15 April 2016 marks the 25th anniversary of the Royal Commission into Aboriginal Deaths in Custody.
The Royal Commission found that the alarmingly high number of deaths in custody was directly related to the disproportionately high number of Aboriginal people who were arrested and imprisoned. A quarter of a century later, the issue of over-representation of Aboriginal people in our prisons has gotten worse, not better.
According to the Australian Bureau of Statistics (ABS), between 2002 and 2012, imprisonment rates for Aboriginal Australians increased from 1,262 to 1,914 Aboriginal prisoners per 100,000 adults. By comparison, the rate for non-Indigenous prisoners increased from 123 to 129 per 100,000 adults.
As at 30 June 2014, the ABS found Western Australia had the highest Aboriginal and Torres Strait Islander imprisonment rate in the country, with 3,663.5 prisoners per 100,000 Aboriginal and Torres Strait Islander adult population.
Since 2010, around 1000 people have been sent to prison each year solely for unpaid fines, according to the Human Rights Law Centre, with Aboriginal women disproportionately affected.
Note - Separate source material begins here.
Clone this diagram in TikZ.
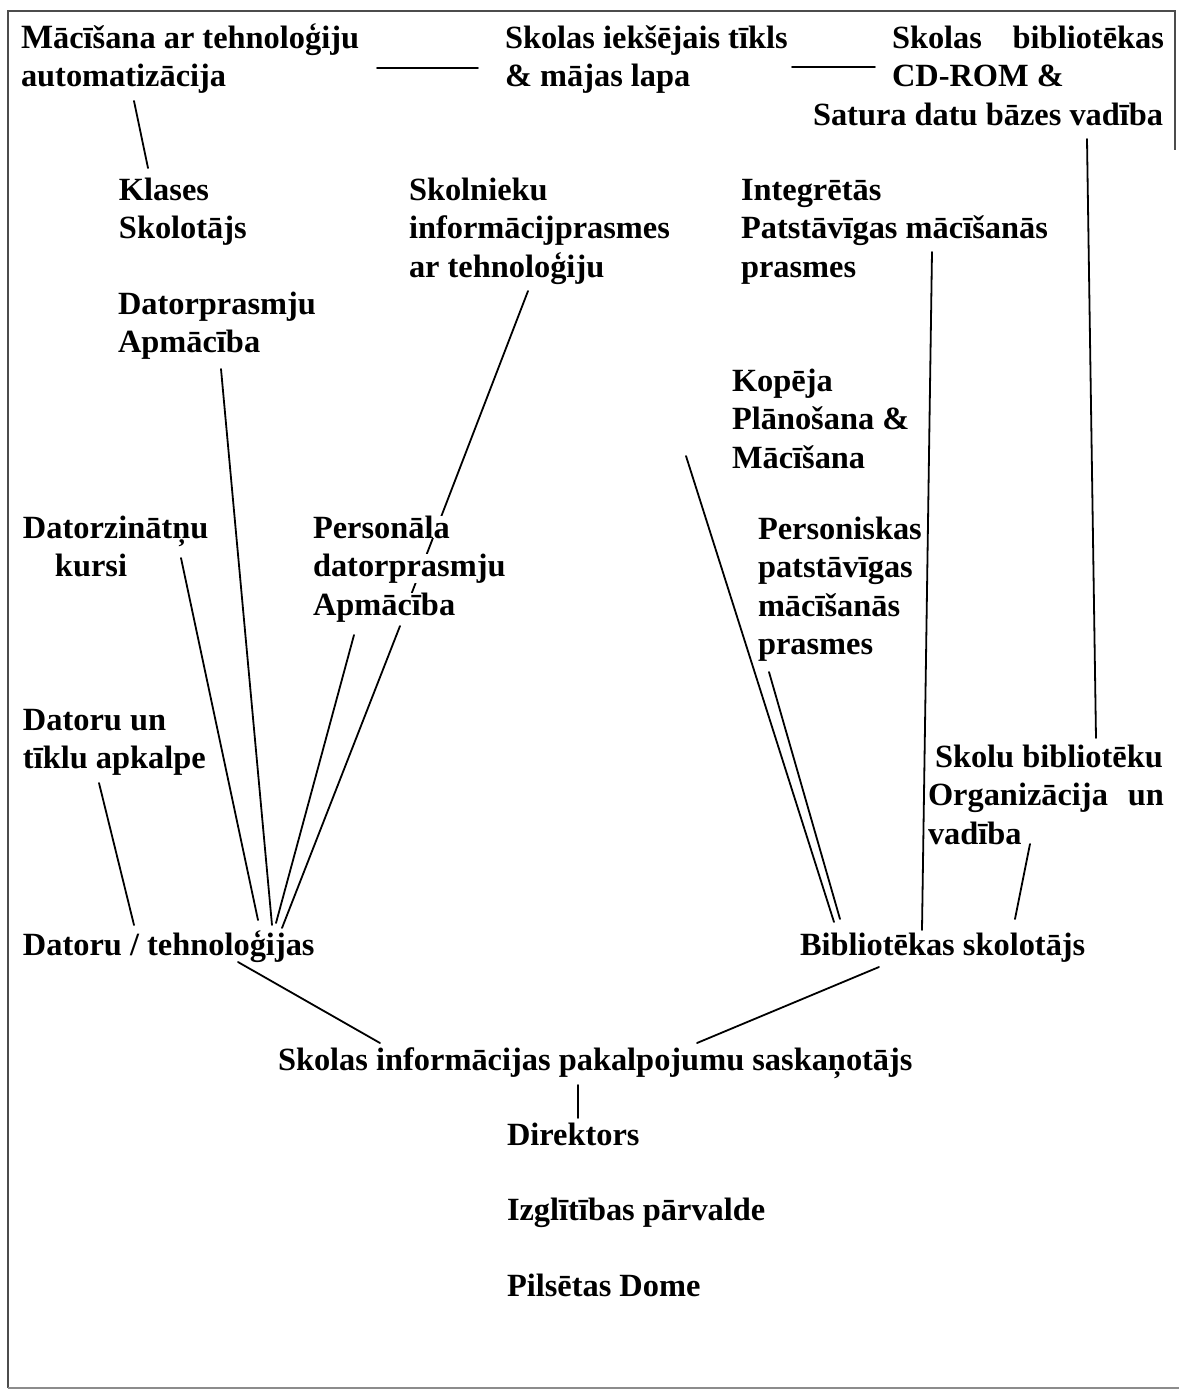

The ‘Change the Record’ campaign, which is supported by the Law Council of Australia, found that since 2010, one in every six Aboriginal people going to prison in WA was there to pay off fines. In 2013, almost one-third of all women entering prison in WA were there for unpaid fines, and almost two-thirds of these women were Aboriginal.
Law Society President Elizabeth Needham said, “The Law Society calls on the Western Australian Government to continue to address the underlying influences that have resulted in disproportionately high arrest and incarceration rates among Aboriginal people.
“These figures show that despite efforts to date, we are moving in the wrong direction. It is vital to invest in early intervention, prevention and diversion strategies to address the root causes of reoffending, cut imprisonment rates, and support stronger and safer communities.”